Pictures excluded, return the lines below from the first through the line holding "import seaborn as sns".
· · · · · · ·
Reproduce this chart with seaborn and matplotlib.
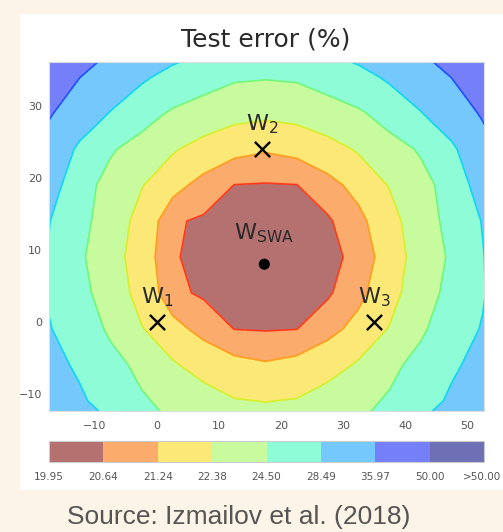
import numpy as np
import pandas as pd
import matplotlib
matplotlib.use("Agg")
import matplotlib.pyplot as plt
from matplotlib.patches import Rectangle
from matplotlib.transforms import blended_transform_factory, offset_copy
import seaborn as sns

# Test error surface, values on a coarse grid
grid_x = [-22.5, -17.5, -12.5, -7.5, -2.5, 2.5, 7.5, 12.5, 17.5,
          22.5, 27.5, 32.5, 37.5, 42.5, 47.5, 52.5, 57.5]
grid_y = [-16, -11, -6, -1, 4, 9, 14, 19, 24, 29, 34, 39]

test_error = [
    [37.30, 34.14, 31.70, 29.81, 26.74, 24.90, 24.20, 23.52, 23.24, 23.52, 24.20, 24.90, 26.74, 29.81, 31.70, 34.14, 37.30],
    [35.50, 32.00, 29.20, 26.60, 24.88, 23.65, 22.95, 22.45, 22.35, 22.45, 22.95, 23.65, 24.88, 26.60, 29.20, 32.00, 35.50],
    [33.00, 30.00, 27.80, 25.57, 23.70, 22.53, 21.86, 21.45, 21.31, 21.45, 21.86, 22.53, 23.70, 25.57, 27.80, 30.00, 33.00],
    [32.00, 28.75, 26.60, 23.93, 22.46, 21.53, 20.96, 20.63, 20.60, 20.63, 20.96, 21.53, 22.46, 23.93, 26.60, 28.75, 32.00],
    [32.00, 28.15, 25.31, 23.23, 21.88, 20.75, 20.57, 20.40, 20.32, 20.40, 20.57, 21.01, 21.88, 23.23, 25.31, 28.15, 32.00],
    [32.50, 28.30, 24.86, 22.99, 21.68, 20.68, 20.52, 20.27, 20.05, 20.27, 20.52, 20.76, 21.68, 22.99, 24.86, 28.30, 32.50],
    [33.50, 28.70, 25.31, 23.23, 21.88, 20.70, 20.57, 20.40, 20.32, 20.40, 20.57, 21.01, 21.88, 23.23, 25.31, 28.70, 33.50],
    [35.78, 30.69, 25.60, 23.60, 22.46, 21.53, 20.96, 20.63, 20.60, 20.63, 20.96, 21.53, 22.46, 23.60, 25.60, 30.69, 35.78],
    [39.46, 33.30, 27.50, 24.80, 23.40, 22.53, 21.86, 21.45, 21.31, 21.45, 21.86, 22.53, 23.40, 24.80, 27.50, 33.30, 39.46],
    [44.10, 36.74, 32.14, 28.25, 25.76, 24.10, 23.32, 22.82, 22.65, 22.82, 23.32, 24.10, 25.76, 28.25, 32.14, 36.74, 44.10],
    [49.50, 42.58, 36.09, 32.41, 29.17, 27.10, 25.69, 24.80, 24.65, 24.80, 25.69, 27.10, 29.17, 32.41, 36.09, 42.58, 49.50],
    [57.80, 49.48, 43.57, 37.34, 34.53, 31.27, 29.81, 29.09, 28.60, 29.09, 29.81, 31.27, 34.53, 37.34, 43.57, 49.48, 57.80],
]

levels = [19.95, 20.64, 21.24, 22.38, 24.50, 28.49, 35.97, 50.00, 100.0]
level_labels = ["19.95", "20.64", "21.24", "22.38", "24.50", "28.49",
                "35.97", "50.00", ">50.00"]

# the three solutions and their average
w_names = [r"$\mathrm{W}_1$", r"$\mathrm{W}_2$", r"$\mathrm{W}_3$"]
w_x = [0.0, 17.0, 35.0]
w_y = [0.0, 24.0, 0.0]
swa_name = r"$\mathrm{W}_{\mathrm{SWA}}$"
swa_x = [17.3]
swa_y = [8.0]

# jet-like bands, already blended with white as in the picture
fill_colors = ["#b57070", "#fbab6c", "#fce876", "#c8fb9e",
               "#8ffcd8", "#74c8fc", "#747ff8", "#6e6fb4"]
line_colors = ["#ff3a1a", "#ff9c1a", "#d8f028", "#70f878",
               "#10d8f0", "#2050ff", "#2020a0"]

sns.set_style("white")
plt.rcParams["font.family"] = ["DejaVu Sans"]
plt.rcParams["mathtext.fontset"] = "dejavusans"

W, H = 503, 532
fig = plt.figure(figsize=(W / 100, H / 100), dpi=100, facecolor="#fdf4e8")
fig.patches.append(Rectangle((20 / W, 1 - 490 / H), 1 - 20 / W, 476 / H,
                             transform=fig.transFigure, facecolor="white",
                             edgecolor="none", zorder=-1))

ax = fig.add_axes([49 / W, 1 - 411 / H, 435 / W, 349 / H])

X, Y = np.meshgrid(grid_x, grid_y)
Z = np.array(test_error)

cf = ax.contourf(X, Y, Z, levels=levels, colors=fill_colors, zorder=0)
ax.contour(X, Y, Z, levels=levels[1:-1], colors=line_colors,
           linewidths=1.2, zorder=1)

pts = pd.DataFrame({"x": w_x, "y": w_y})
sns.scatterplot(data=pts, x="x", y="y", marker="x", s=120, color="black",
                linewidth=1.7, ax=ax, zorder=5)
sns.scatterplot(x=swa_x, y=swa_y, s=64, color="black", edgecolor="none",
                ax=ax, zorder=5)

for name, x, y in zip(w_names, w_x, w_y):
    ax.text(x, y + 2.6, name, ha="center", va="baseline", fontsize=16, color="#2a2a2a")
ax.text(swa_x[0], swa_y[0] + 3.4, swa_name, ha="center", va="baseline",
        fontsize=16, color="#2a2a2a")

ax.set_xlim(-17.4, 52.7)
ax.set_ylim(-12.4, 36.1)
ax.set_xticks([-10, 0, 10, 20, 30, 40, 50])
ax.set_yticks([-10, 0, 10, 20, 30])
ax.set_xlabel("")
ax.set_ylabel("")
ax.tick_params(length=0, labelsize=8, labelcolor="#555555")
ax.tick_params(axis="x", pad=7)
ax.tick_params(axis="y", pad=5)
for s in ax.spines.values():
    s.set_color("#dddddd")
    s.set_linewidth(0.8)

cax = fig.add_axes([49 / W, 1 - 462 / H, 435 / W, 21 / H])
cb = fig.colorbar(cf, cax=cax, orientation="horizontal", ticks=levels,
                  spacing="uniform")
cb.ax.set_xticklabels([])
cb.ax.tick_params(length=0)
cb.outline.set_edgecolor("#cccccc")
cb.outline.set_linewidth(0.8)
tr = blended_transform_factory(cax.transData, cax.transAxes)
tr_last = offset_copy(tr, fig=fig, x=-2, units="dots")
for i, (lev, lab) in enumerate(zip(levels, level_labels)):
    last = i == len(levels) - 1
    cax.text(lev, -0.72, lab, transform=tr_last if last else tr, ha="center",
             va="center", fontsize=7.5, color="#555555", clip_on=False)

fig.text(266 / W, 1 - 40 / H, "Test error (%)", ha="center", va="center",
         fontsize=18, color="#2a2a2a")
fig.text(239 / W, 1 - 517 / H, "Source: Izmailov et al. (2018)", ha="center",
         va="center", fontsize=19, color="#555555", family="Liberation Sans")

fig.savefig("out.png", dpi=100, facecolor=fig.get_facecolor())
· · · · · · ·
**Response**
Reproduce this chart with seaborn and matplotlib.
import numpy as np
import pandas as pd
import matplotlib
matplotlib.use("Agg")
import matplotlib.pyplot as plt
from matplotlib.patches import Rectangle
from matplotlib.transforms import blended_transform_factory, offset_copy
import seaborn as sns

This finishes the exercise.